In 1982, they trailed the Penguins, 3-1, with less than six minutes to play in the fifth game of the opening round and came back to win the game in overtime. In 1984, they trailed the New York Rangers, 2-1, in games and, 1-0, after two periods of the fourth game, facing elimination, at Madison Square Garden. They scored four goals to win that game and then won the fifth game in overtime. In the semifinals that season, they lost the first two games to Montreal and then swept the next four.
And now this. Not only did they overcome the 2-0 deficit in games, they overcame a 4-2 Washington lead after two periods in Game 4 against a team that hadn't blown a two-goal third-period lead all season.
"That's where the experience comes in," Potvin said. "Our memories of what we've done and their memories of what we've done. People know when they're playing the Islanders that we're never dead. I thought in the third period Sunday they lost their poise. We were behind but somehow they felt the pressure."
Mike Bossy, who scored the tying goal in the fourth game, agreed. "Losing the two overtime games here was a bitter experience," he said. "But the way we lost, coming so close, we never stopped believing that we could win. And, what's more, Washington never stopped believing we could win."

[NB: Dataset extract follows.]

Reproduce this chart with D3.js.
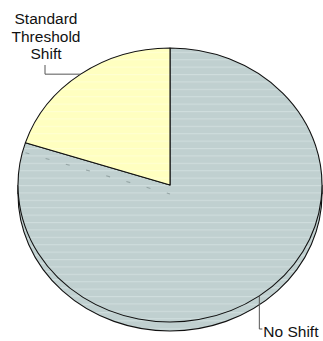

That was never more evident than in game three Saturday night in the Nassau Coliseum. Leading the series, 2-0, the Capitals played as if they trailed, 2-0. They were tentative, unwilling to forecheck aggressively. The Islanders, discouraged and maybe even a little disheartened, were given a chance to get off the mat.
"Both those games at home were character games for us," Coach Al Arbour said. "Washington was the younger team, everyone kept talking about that. But we were the team that made the big plays in the third period. That tells you a lot about our guys."
The Islanders open the Patrick Division Final in Philadelphia on Thursday. Because the Flyers have won 19 of 20 games, because they finished the regular season 26 points ahead of the Islanders, because their opening-round series against the Rangers was a three-game sweep and not a five-game ordeal, Philadelphia will be the heavy favorite.